UK Personnel: Narges Taran (Student/RA), Murat Kesgin (Student) Vandana Rallabandi (Post doc) and Dan M. Ionel (Faculty)

Non – UK: Greg Heins, Dean Patterson, Mark Theile (Regal Beloit Corporation)

Complex Power System Studies on Electric Aircraft—This project involves the design and optimization of drive train architecture, and power electronics converters for electric airplanes. The aircraft power system is a complex one, and requires extensive simulation studies, at different time steps, to accommodate fast electrical as well as slow mechanical transients.  Different components of an aircraft system include the jet engine, electric machine, power electronics converter, and battery. One of the objectives is to optimize for efficiency and weight, and different scenarios of size and number of engines, motors, and batteries need to be considered. The platform for simulations is ANSYS/Simplorer, which allows for job distribution across multiple cores, and can directly leverage the HPC system.

UK Personnel: Damien Lawhorn (Student/RA) and Dan M. Ionel (Faculty)

Non – UK: Ralph Jensen (NASA Glenn Research Center)

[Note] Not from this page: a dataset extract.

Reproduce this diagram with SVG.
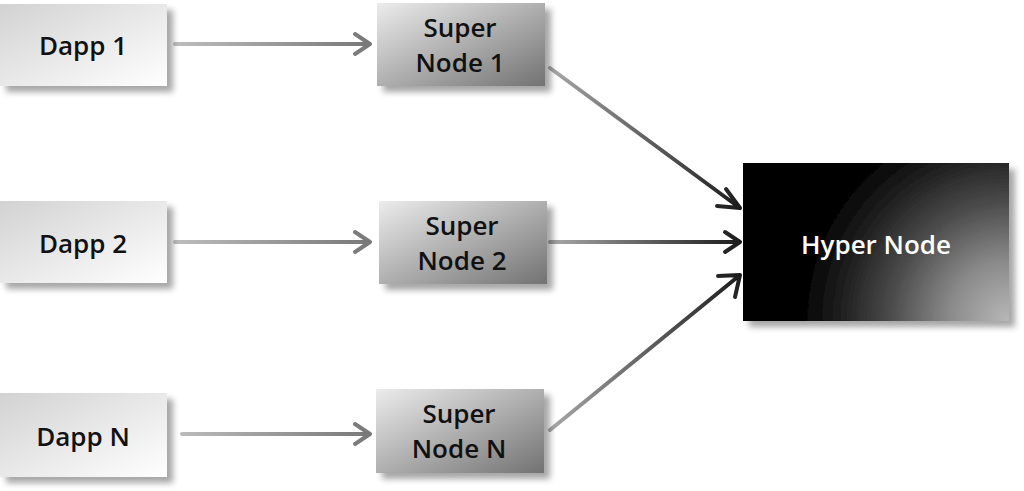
<svg xmlns="http://www.w3.org/2000/svg" width="1024" height="491" viewBox="0 0 1024 491">
<defs>
<filter id="sh" x="-20%" y="-20%" width="150%" height="160%">
<feGaussianBlur in="SourceAlpha" stdDeviation="3"/>
<feOffset dx="6" dy="6" result="b"/>
<feComponentTransfer><feFuncA type="linear" slope="0.35"/></feComponentTransfer>
<feMerge><feMergeNode/><feMergeNode in="SourceGraphic"/></feMerge>
</filter>
<linearGradient id="gDapp" x1="0" y1="0" x2="1" y2="1">
<stop offset="0" stop-color="#d2d2d2"/><stop offset="1" stop-color="#ffffff"/>
</linearGradient>
<linearGradient id="gSuper" x1="0" y1="0" x2="1" y2="1">
<stop offset="0" stop-color="#ececec"/><stop offset="1" stop-color="#727272"/>
</linearGradient>
<radialGradient id="gHyper" gradientUnits="userSpaceOnUse" cx="1009" cy="321" r="300" fx="1009" fy="321">
<stop offset="0" stop-color="#b8b8b8"/><stop offset="0.2" stop-color="#8a8a8a"/><stop offset="0.4" stop-color="#4a4a4a"/><stop offset="0.55" stop-color="#222"/><stop offset="0.7" stop-color="#000"/><stop offset="1" stop-color="#000"/>
</radialGradient>
<linearGradient id="gA1" gradientUnits="userSpaceOnUse" x1="175" y1="0" x2="372" y2="0">
<stop offset="0" stop-color="#bdbdbd"/><stop offset="1" stop-color="#777"/>
</linearGradient>
<linearGradient id="gB1" gradientUnits="userSpaceOnUse" x1="550" y1="68" x2="742" y2="210">
<stop offset="0" stop-color="#a8a8a8"/><stop offset="1" stop-color="#1a1a1a"/>
</linearGradient>
<linearGradient id="gB2" gradientUnits="userSpaceOnUse" x1="550" y1="0" x2="742" y2="0">
<stop offset="0" stop-color="#a8a8a8"/><stop offset="1" stop-color="#1a1a1a"/>
</linearGradient>
<linearGradient id="gB3" gradientUnits="userSpaceOnUse" x1="550" y1="430" x2="742" y2="272">
<stop offset="0" stop-color="#a8a8a8"/><stop offset="1" stop-color="#1a1a1a"/>
</linearGradient>
</defs>
<style>
.t{font-family:"Open Sans",Lato,sans-serif;font-weight:600;font-size:26px;text-anchor:middle;fill:#111}
.w{fill:#fff}
.ln{fill:none;stroke-width:4;stroke-linecap:round;stroke-linejoin:round}
</style>
<rect width="1024" height="491" fill="#fff"/>
<g id="connectors">
<path class="ln" stroke="url(#gA1)" d="M175 44H370M355 34L370 44L355 54"/>
<path class="ln" stroke="url(#gA1)" d="M175 242H370M355 232L370 242L355 252"/>
<path class="ln" stroke="url(#gA1)" d="M182 434H370M355 424L370 434L355 444"/>
<path class="ln" stroke="url(#gB1)" d="M550 68L740 208M726 189L740 208L717 206"/>
<path class="ln" stroke="url(#gB2)" d="M550 242H740M725 232L740 242L725 252"/>
<path class="ln" stroke="url(#gB3)" d="M550 430L740 275M718 276L740 275L735 297"/>
</g>
<g id="dapp1"><rect x="0" y="4" width="167" height="82" fill="url(#gDapp)" filter="url(#sh)"/>
<text class="t" x="83" y="55">Dapp 1</text></g>
<g id="dapp2"><rect x="0" y="201" width="167" height="82" fill="url(#gDapp)" filter="url(#sh)"/>
<text class="t" x="83" y="253">Dapp 2</text></g>
<g id="dappN"><rect x="0" y="393" width="167" height="84" fill="url(#gDapp)" filter="url(#sh)"/>
<text class="t" x="83" y="446">Dapp N</text></g>
<g id="super1"><rect x="377" y="3" width="168" height="83" fill="url(#gSuper)" filter="url(#sh)"/>
<text class="t" x="460" y="37">Super</text><text class="t" x="460" y="72">Node 1</text></g>
<g id="super2"><rect x="379" y="201" width="168" height="83" fill="url(#gSuper)" filter="url(#sh)"/>
<text class="t" x="462" y="235">Super</text><text class="t" x="462" y="270">Node 2</text></g>
<g id="superN"><rect x="376" y="389" width="168" height="84" fill="url(#gSuper)" filter="url(#sh)"/>
<text class="t" x="459" y="423">Super</text><text class="t" x="459" y="458">Node N</text></g>
<g id="hyper"><rect x="743" y="163" width="266" height="158" fill="url(#gHyper)" filter="url(#sh)"/>
<text class="t w" x="876" y="254">Hyper Node</text></g>
</svg>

Large-scale Simulation of Smart Buildings and Power Electronics Controls—The SPARK Lab, works with various industrial partners and utility companies on smart net zero energy buildings. Net zero energy buildings aim to feed back to the grid as much energy as they absorb, and often include rooftop solar panels. Issues such as overloading of distribution lines, transformers, and stability issues arise because the peak because the peak building loads are seldom coincident with the maximum solar generation. The project involves scheduling of the battery energy storage in these buildings to achieve different objectives including peak reduction, and load unbalance reduction. These tasks involve simulation of the buildings to calculate their energy consumption, 

power system network solution to compute the power flow at each node. The building models are dynamic, and require time stepped solutions. The buildings include power electronics systems, which also require high resolution time transient solutions.

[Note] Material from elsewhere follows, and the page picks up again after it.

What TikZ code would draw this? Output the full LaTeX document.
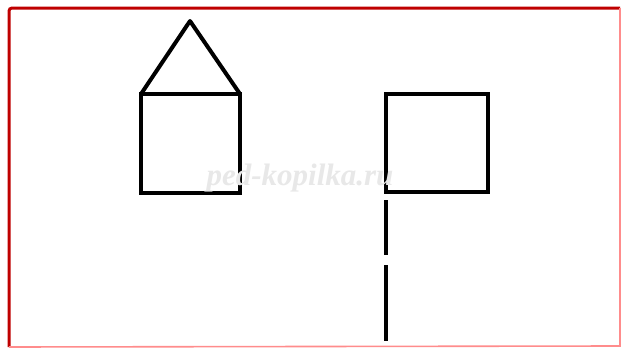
\documentclass[tikz,border=0pt]{standalone}
\usepackage{fontspec}
\setmainfont{Liberation Serif}
\begin{document}
\begin{tikzpicture}[x=1pt,y=-1pt,
  shape line/.style={line width=4pt,line join=miter,black},
  frame line/.style={line width=3pt,color=red!75!black},
  watermark/.style={text=black!9,font=\bfseries\itshape\fontsize{31}{31}\selectfont}]
\useasboundingbox (0,0) rectangle (622,348);
\fill[white] (0,0) rectangle (622,348);
% frame
\coordinate (f1) at (9,347);
\coordinate (f2) at (9,8);
\coordinate (f3) at (620,8);
\coordinate (f4) at (620,346);
\draw[frame line,rounded corners=3pt] (f1) -- (f2) -- (f3);
\draw[line width=1.6pt,color=red!45] (f3) -- (f4) -- (f1);
% house
\coordinate (hbl) at (141,193);
\coordinate (hbr) at (240,193);
\coordinate (htr) at (240,94);
\coordinate (htl) at (141,94);
\coordinate (apex) at (190,21);
\draw[shape line] (hbl) -- (hbr) -- (htr) -- (htl) -- cycle;
\draw[shape line,line join=round] (htl) -- (apex) -- (htr);
% right square
\coordinate (sbl) at (386,192);
\coordinate (sbr) at (488,192);
\coordinate (str) at (488,94);
\coordinate (stl) at (386,94);
\draw[shape line] (sbl) -- (sbr) -- (str) -- (stl) -- cycle;
% dashed trunk
\coordinate (d1a) at (386,200);
\coordinate (d1b) at (386,255);
\coordinate (d2a) at (386,265);
\coordinate (d2b) at (386,341);
\draw[line width=4pt] (d1a) -- (d1b);
\draw[line width=4pt] (d2a) -- (d2b);
% watermark
\node[watermark] (wm) at (300,178) {ped-kopilka.ru};
\end{tikzpicture}
\end{document}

The problem is large scale, as each network can contain up to hundreds of buildings. Moreover, the optimization of the operation of the battery energy storage system would necessitate the simulation of thousands of schedules. If this problem were to be solved using standard desktop facilities within the SPARK lab, the solution time may prove to be prohibitively high. With the HPC system, several building simulations can be executed in parallel, drastically reducing the solution time. The software framework for this project is being developed within SPARK and includes Python, EnergyPlus and OpenDSS.  These software tools are open source.  The power electronics simulations will be carried out using ANSYS/Simplorer.

UK Personnel: Huangjie Gong (Student/RA), Akeyo Oluwaseun (Student/TA), Yibin Zhang (Student/TA), Vandana Rallabandi (Post doc) and Dan M. Ionel (Faculty).

Software Framework and Computational Methods

The computational methods and software being used on these projects are MATLAB and ANSYS/Maxwell and ANSYS/Simplorer. The SPARK Lab has an official agreement with ANSYS which includes a very large number of licenses.  The software framework for the smart buildings project which uses Python, EnergyPlus and OPenDSS is being developed.